I recorded my version at the Texas Sound Studio in San Antonio. This was actually a demo session, but Pappy Daily heard it and decided to release it without my knowledge. I just tried to cut something that the younger people would like.


We are good friends. Even though we did have a fight one night in California. I have known George from way back in Houston when we recorded for Starday and played shows for Bill Calley. I saw him when I went to visit my brother (who was in the Marine Corps) in Anaheim. George asked us to come out one night to where he was playing. George is a good guy but give him about three drinks and he's just like anybody else. Not so nice after a few drinks.

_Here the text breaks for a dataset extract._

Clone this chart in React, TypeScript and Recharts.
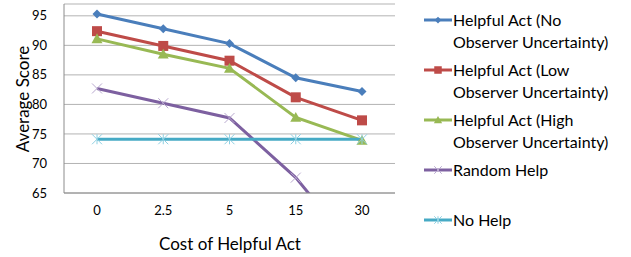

He was arguing with his bassman Donny Young who later became Johnny Paycheck. I stuck my nose into their argument and said 'Ah, George you don't want to do that. We just want to have some fun'. Well he said 'Why are you sticking your nose in this? You want some of it'. I kinda laughed and said 'Well, I'm here anyway, we might as well'. George took a swing at me and we both fell down. My brother reached down and grabbed George by the belt bringing him to his feet. George finally said 'hell, let's forget about it and have a drink'. So that ended that. To this day, whenever I see George we still laugh about this.

I have had a good life. Have had a lot of fun. I didn't get rich and famous like some friends of mine, but I'm not complaining. So many girls and so many good times and I have had my share of all of them.

One of my highlights was getting to go to California to meet and sing with the great Spade Colley.